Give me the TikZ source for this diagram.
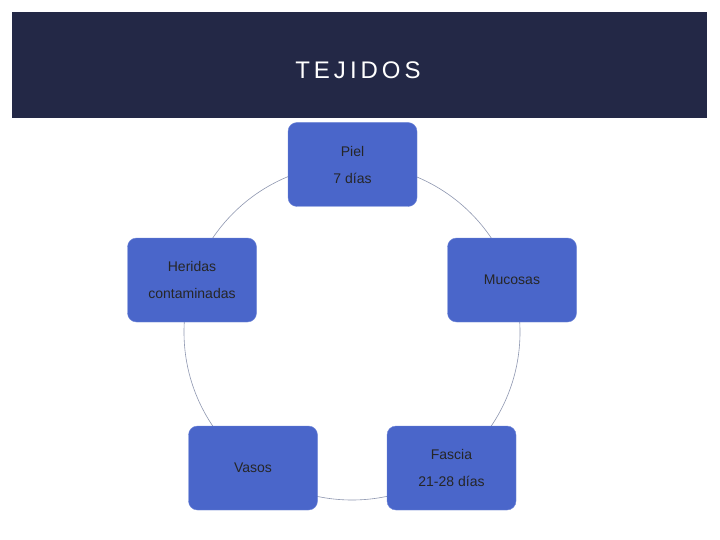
\documentclass[tikz,border=0pt]{standalone}
\usepackage{fontspec}
\setmainfont{Liberation Sans}
\definecolor{hdr}{HTML}{232846}
\definecolor{boxc}{HTML}{4A66CA}
\definecolor{boxe}{HTML}{6F86D8}
\definecolor{ring}{HTML}{8E97B0}
\begin{document}
\begin{tikzpicture}[x=1pt,y=-1pt,
  tbox/.style={draw=boxe,fill=boxc,rounded corners=9pt,minimum width=129pt,minimum height=84pt,align=center,font=\fontsize{14}{27}\selectfont,text=black!85,inner sep=2pt}]
\useasboundingbox (0,0) rectangle (720,540);
\fill[white] (0,0) rectangle (720,540);
\fill[hdr] (12,12) rectangle (707,118);
\node[text=white,font=\fontsize{24}{28}\selectfont] (title) at (358,70) {T\,E\,J\,I\,D\,O\,S};
\draw[ring,line width=0.6pt] (352,332) circle (168);
\node[tbox] (piel) at (352.5,164.5) {Piel\\7 días};
\node[tbox] (her) at (192,280) {\fontsize{14}{17}\selectfont Heridas\\contaminadas};
\node[tbox] (muc) at (512,280) {Mucosas};
\node[tbox] (vas) at (253,468) {Vasos};
\node[tbox] (fas) at (451.5,468) {Fascia\\21-28 días};
\end{tikzpicture}
\end{document}
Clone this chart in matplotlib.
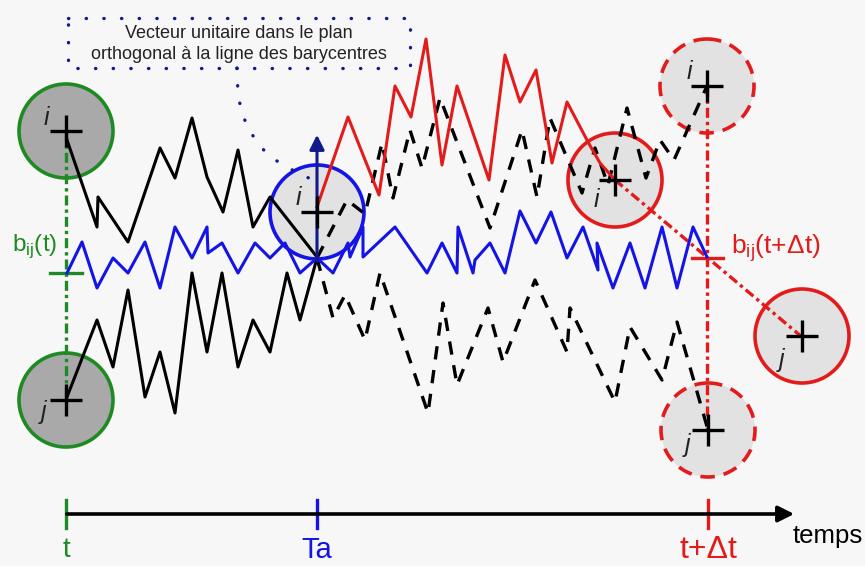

┄┄┄┄┄┄

**Exercise directions:** Pictures don't belong in the copy. Transcribe every record exactly as it appears.

**Task response:**
Give me the TikZ source for this diagram.
\documentclass[tikz,border=0pt]{standalone}
\usepackage{fontspec}
\setmainfont{Liberation Sans}
\definecolor{hdr}{HTML}{232846}
\definecolor{boxc}{HTML}{4A66CA}
\definecolor{boxe}{HTML}{6F86D8}
\definecolor{ring}{HTML}{8E97B0}
\begin{document}
\begin{tikzpicture}[x=1pt,y=-1pt,
  tbox/.style={draw=boxe,fill=boxc,rounded corners=9pt,minimum width=129pt,minimum height=84pt,align=center,font=\fontsize{14}{27}\selectfont,text=black!85,inner sep=2pt}]
\useasboundingbox (0,0) rectangle (720,540);
\fill[white] (0,0) rectangle (720,540);
\fill[hdr] (12,12) rectangle (707,118);
\node[text=white,font=\fontsize{24}{28}\selectfont] (title) at (358,70) {T\,E\,J\,I\,D\,O\,S};
\draw[ring,line width=0.6pt] (352,332) circle (168);
\node[tbox] (piel) at (352.5,164.5) {Piel\\7 días};
\node[tbox] (her) at (192,280) {\fontsize{14}{17}\selectfont Heridas\\contaminadas};
\node[tbox] (muc) at (512,280) {Mucosas};
\node[tbox] (vas) at (253,468) {Vasos};
\node[tbox] (fas) at (451.5,468) {Fascia\\21-28 días};
\end{tikzpicture}
\end{document}
Clone this chart in matplotlib.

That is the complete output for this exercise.